China warned on Thursday that it feared the Eurozone crisis would persist and spread, and the world's biggest economies agreed to attempt to ring-fence the crisis by bolstering the International Monetary Fund's resources.
"There is still a maturing period" before the crisis can be brought under control, said Chinese Commerce Minister Chen Deming.
"So my feeling is that the future impact of this crisis for the world and for Chinese trade will expand," he added.
Chen said China is confident that "Europe can control this crisis and eliminate it gradually.
"But at the same time, we believe that this will be a long process.
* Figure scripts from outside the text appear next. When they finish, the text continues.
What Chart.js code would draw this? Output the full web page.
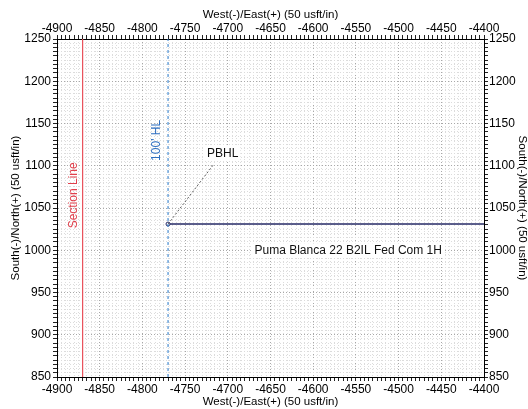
<!DOCTYPE html>
<html lang="en">
<head>
  <meta charset="UTF-8" />
  <title>Plan View</title>
  <script src="https://cdn.jsdelivr.net/npm/chart.js"></script>
  <style>
    html, body { margin: 0; padding: 0; background: #fff; }
  </style>
</head>
<body>
  <canvas id="planChart" width="528" height="409"></canvas>

  <script>
    // axis ranges (usft)
    const xRange = [-4900, -4400];
    const yRange = [850, 1250];
    const majorStep = 50;
    const minorStep = 5;

    // lines
    const sectionLineX = [-4870, -4870];
    const sectionLineY = [850, 1250];
    const hardLineX = [-4770, -4770];
    const hardLineY = [850, 1250];
    const wellX = [-4770, -4400];
    const wellY = [1031, 1031];
    const pbhlLeaderX = [-4770, -4717];
    const pbhlLeaderY = [1031, 1101];

    // annotation texts
    const labelText = ["Section Line", "100' HL", "PBHL", "Puma Blanca 22 B2IL Fed Com 1H"];
    const labelX = [-4881, -4783, -4706, -4559];
    const labelY = [1065, 1130, 1114, 1000];
    const labelColor = ["#e0404c", "#2f6fc0", "#111", "#111"];
    const labelRotated = [true, true, false, false];

    const axisTitleX = "West(-)/East(+) (50 usft/in)";
    const axisTitleY = "South(-)/North(+) (50 usft/in)";

    const FONT = "'Liberation Sans', Arial, sans-serif";

    const pts = (xs, ys) => xs.map((x, i) => ({ x: x, y: ys[i] }));

    const gridColor = c => (c.tick && c.tick.value % majorStep === 0) ? "#a8a8a8" : "#dcdcdc";
    const tickLabel = v => (v % majorStep === 0 ? String(v) : "");

    function makeAxis(pos, range, size, title, titlePad, tickPad, onChart) {
      const horizontal = pos === "top" || pos === "bottom";
      return {
        type: "linear",
        position: pos,
        min: range[0],
        max: range[1],
        afterFit: s => { if (horizontal) s.height = size; else s.width = size; },
        ticks: {
          stepSize: minorStep,
          autoSkip: false,
          maxRotation: 0,
          minRotation: 0,
          padding: tickPad,
          color: "#000",
          font: { family: FONT, size: 12 },
          callback: tickLabel
        },
        grid: {
          drawOnChartArea: onChart,
          color: gridColor,
          lineWidth: 1,
          tickLength: 4,
          tickColor: "#222"
        },
        border: {
          display: true,
          color: "#000",
          width: 1,
          dash: c => (c.tick ? [1, 2] : [])
        },
        title: {
          display: true,
          text: title,
          color: "#000",
          font: { family: FONT, size: 11.5, lineHeight: 1.2 },
          padding: titlePad
        }
      };
    }

    const labelsPlugin = {
      id: "planLabels",
      afterDatasetsDraw(chart) {
        const { ctx, scales } = chart;
        ctx.save();
        ctx.font = "12px " + FONT;
        ctx.textAlign = "center";
        ctx.textBaseline = "middle";
        labelText.forEach((t, i) => {
          const px = scales.x.getPixelForValue(labelX[i]);
          const py = scales.y.getPixelForValue(labelY[i]);
          ctx.save();
          ctx.translate(px, py);
          if (labelRotated[i]) ctx.rotate(-Math.PI / 2);
          if (!labelRotated[i]) {
            const w = ctx.measureText(t).width;
            ctx.fillStyle = "#fff";
            ctx.fillRect(-w / 2 - 2, -7, w + 4, 14);
          }
          ctx.fillStyle = labelColor[i];
          ctx.fillText(t, 0, 0);
          ctx.restore();
        });
        ctx.restore();
      }
    };

    new Chart(document.getElementById("planChart").getContext("2d"), {
      type: "scatter",
      data: {
        datasets: [
          {
            label: "Section Line",
            data: pts(sectionLineX, sectionLineY),
            showLine: true,
            borderColor: "#e8505a",
            borderWidth: 1.2,
            pointRadius: 0
          },
          {
            label: "100' HL",
            data: pts(hardLineX, hardLineY),
            showLine: true,
            borderColor: "#2f7fd0",
            borderWidth: 1,
            borderDash: [3, 3],
            pointRadius: 0
          },
          {
            label: "PBHL leader",
            data: pts(pbhlLeaderX, pbhlLeaderY),
            showLine: true,
            borderColor: "#333",
            borderWidth: 0.8,
            borderDash: [2, 2],
            pointRadius: 0
          },
          {
            label: "Puma Blanca 22 B2IL Fed Com 1H",
            data: pts(wellX, wellY),
            showLine: true,
            borderColor: "#262a66",
            borderWidth: 1.6,
            pointRadius: [2, 0],
            pointBackgroundColor: "#fff",
            pointBorderColor: "#262a66",
            pointBorderWidth: 1
          }
        ]
      },
      options: {
        responsive: false,
        animation: false,
        devicePixelRatio: 1,
        layout: { padding: 0 },
        plugins: {
          legend: { display: false },
          tooltip: { enabled: false }
        },
        scales: {
          x: makeAxis("bottom", xRange, 32, axisTitleX, { top: 0, bottom: 0 }, 1, true),
          x2: makeAxis("top", xRange, 39, axisTitleX, { top: 8, bottom: 0 }, -1, false),
          y: makeAxis("left", yRange, 57, axisTitleY, { top: 9, bottom: 0 }, 2, true),
          y2: makeAxis("right", yRange, 44, axisTitleY, { top: -1, bottom: 0 }, 1, false)
        }
      },
      plugins: [labelsPlugin]
    });
  </script>
</body>
</html>
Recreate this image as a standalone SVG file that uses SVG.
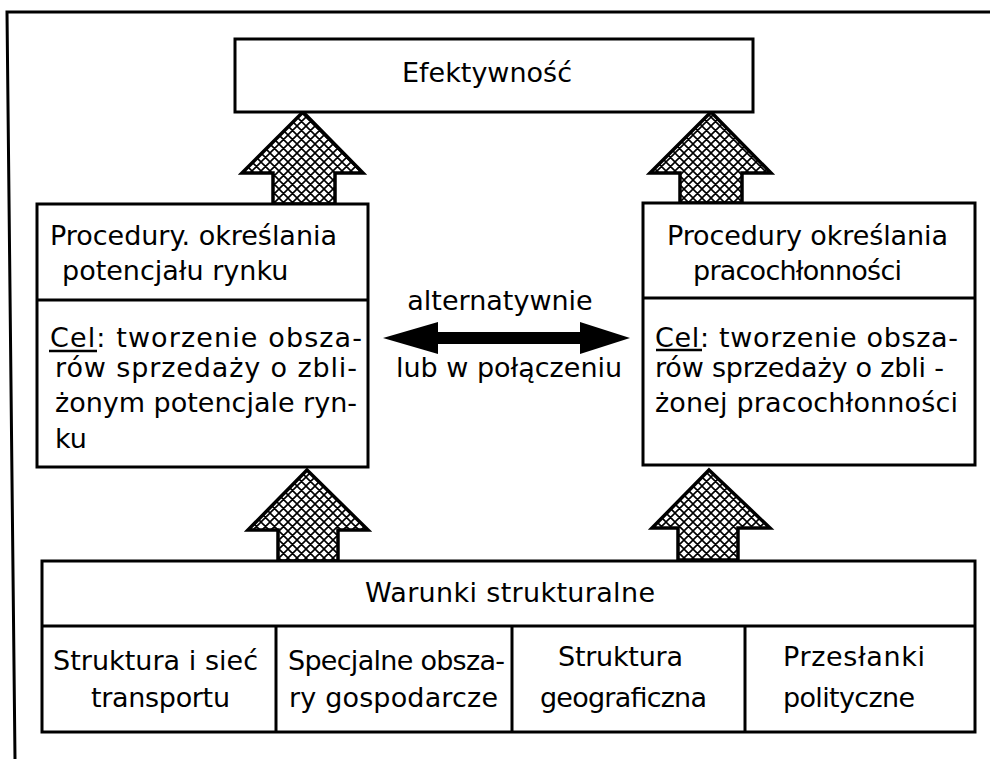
<svg xmlns="http://www.w3.org/2000/svg" width="990" height="759" viewBox="0 0 990 759">
  <style>
    .box { fill: #fff; stroke: #000; stroke-width: 3; }
    .rule { stroke: #000; stroke-width: 3; fill: none; }
    .t { font-family: "DejaVu Sans", "Liberation Sans", sans-serif; font-size: 27px; fill: #000; }
    .c { text-anchor: middle; }
    .hatch { fill: url(#cross); stroke: #000; stroke-width: 3.5; stroke-linejoin: miter; }
  </style>
  <defs>
    <!-- diagonal cross-hatching for the block arrows -->
    <pattern id="cross" patternUnits="userSpaceOnUse" width="9" height="9">
      <rect width="9" height="9" fill="#fff"/>
      <path d="M0,0 L9,9 M9,0 L0,9 M-1,8 L1,10 M8,-1 L10,1 M-1,1 L1,-1 M8,10 L10,8" stroke="#000" stroke-width="1.6"/>
    </pattern>
  </defs>

  <rect width="990" height="759" fill="#fff"/>

  <!-- page frame -->
  <path class="rule" d="M990,12 L7,12 L15,759"/>

  <!-- block arrows and the two-way link -->
  <g id="connectors">
    <polygon class="hatch" points="303,112 363,173 335,173 335,204 273,204 273,173 242,173"/>
    <polygon class="hatch" points="711,112 771,173 742,173 742,203 680,203 680,173 650,173"/>
    <polygon class="hatch" points="307,470 368,530 338,530 338,561 278,561 278,530 248,530"/>
    <polygon class="hatch" points="709,470 770,528 738,528 738,560 678,560 678,528 652,528"/>
    <polygon fill="#000" points="383,338 438,322 438,332 580,332 580,322 630,338 580,354 580,344 438,344 438,354"/>
    <text class="t c" x="500" y="310">alternatywnie</text>
    <text class="t c" x="509" y="377">lub w połączeniu</text>
  </g>

  <g id="efektywnosc">
    <rect class="box" x="235" y="39" width="518" height="73"/>
    <text class="t c" x="487" y="82">Efektywność</text>
  </g>

  <g id="potencjal-rynku">
    <rect class="box" x="37" y="204" width="331" height="263"/>
    <line class="rule" x1="37" y1="300" x2="368" y2="300"/>
    <text class="t" x="50" y="245" textLength="287" lengthAdjust="spacing">Procedury. określania</text>
    <text class="t" x="62" y="280">potencjału rynku</text>
    <text class="t" x="50" y="347" textLength="312" lengthAdjust="spacing">Cel: tworzenie obsza-</text>
    <line x1="49" y1="351" x2="97" y2="351" stroke="#000" stroke-width="2.5"/>
    <text class="t" x="55" y="377" textLength="302" lengthAdjust="spacing">rów sprzedaży o zbli-</text>
    <text class="t" x="55" y="412" textLength="302" lengthAdjust="spacing">żonym potencjale ryn-</text>
    <text class="t" x="55" y="448">ku</text>
  </g>

  <g id="pracochlonnosc">
    <rect class="box" x="643" y="203" width="332" height="262"/>
    <line class="rule" x1="643" y1="298" x2="975" y2="298"/>
    <text class="t" x="667" y="245" textLength="281" lengthAdjust="spacing">Procedury określania</text>
    <text class="t" x="693" y="280" textLength="209" lengthAdjust="spacing">pracochłonności</text>
    <text class="t" x="655" y="347" textLength="303" lengthAdjust="spacing">Cel: tworzenie obsza-</text>
    <line x1="656" y1="350" x2="702" y2="350" stroke="#000" stroke-width="2.5"/>
    <text class="t" x="655" y="377" textLength="289" lengthAdjust="spacing">rów sprzedaży o zbli -</text>
    <text class="t" x="655" y="412" textLength="303" lengthAdjust="spacing">żonej pracochłonności</text>
  </g>

  <g id="warunki">
    <rect class="box" x="42" y="561" width="933" height="171"/>
    <line class="rule" x1="42" y1="626" x2="975" y2="626"/>
    <line class="rule" x1="276" y1="626" x2="276" y2="732"/>
    <line class="rule" x1="512" y1="626" x2="512" y2="732"/>
    <line class="rule" x1="745" y1="626" x2="745" y2="732"/>
    <text class="t c" x="510" y="602" textLength="290" lengthAdjust="spacing">Warunki strukturalne</text>
  </g>

  <g id="transport">
    <text class="t" x="53" y="670" textLength="205" lengthAdjust="spacing">Struktura i sieć</text>
    <text class="t" x="91" y="707" textLength="139" lengthAdjust="spacing">transportu</text>
  </g>
  <g id="obszary">
    <text class="t" x="288" y="670" textLength="217" lengthAdjust="spacing">Specjalne obsza-</text>
    <text class="t" x="289" y="707" textLength="209" lengthAdjust="spacing">ry gospodarcze</text>
  </g>
  <g id="geografia">
    <text class="t" x="558" y="666" textLength="125" lengthAdjust="spacing">Struktura</text>
    <text class="t" x="540" y="707" textLength="167" lengthAdjust="spacing">geograficzna</text>
  </g>
  <g id="polityka">
    <text class="t" x="783" y="666" textLength="142" lengthAdjust="spacing">Przesłanki</text>
    <text class="t" x="783" y="707" textLength="132" lengthAdjust="spacing">polityczne</text>
  </g>
</svg>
There will be an impact on the world economy," he added.
The world's top exporters -- led by China and Germany -- are expected to pledge to boost their domestic demand in order to give a shot in the arm to the global economy, faced by the threat of renewed recession.
"Australia, Brazil, Canada, China, Germany, Korea and Indonesia, where public finances remain relatively strong ... agree to take discretionary measures to support domestic demand," said a draft of the final statement.
The G20 will also agree to hike IMF resources to restore confidence and reduce the risk of contagion from the European crisis.
Countries will be allowed to make voluntary contributions to boost the war chest of the IMF, the world's lender of last resort, said sources close to the negotiations at the G20 meeting in Cannes.
According to the draft, the G20 will pledge exchange rate flexibility, a bitter issue as the United States and Brazil in particular accuse China of keeping its exchange rate artificially low thus skewing global trade.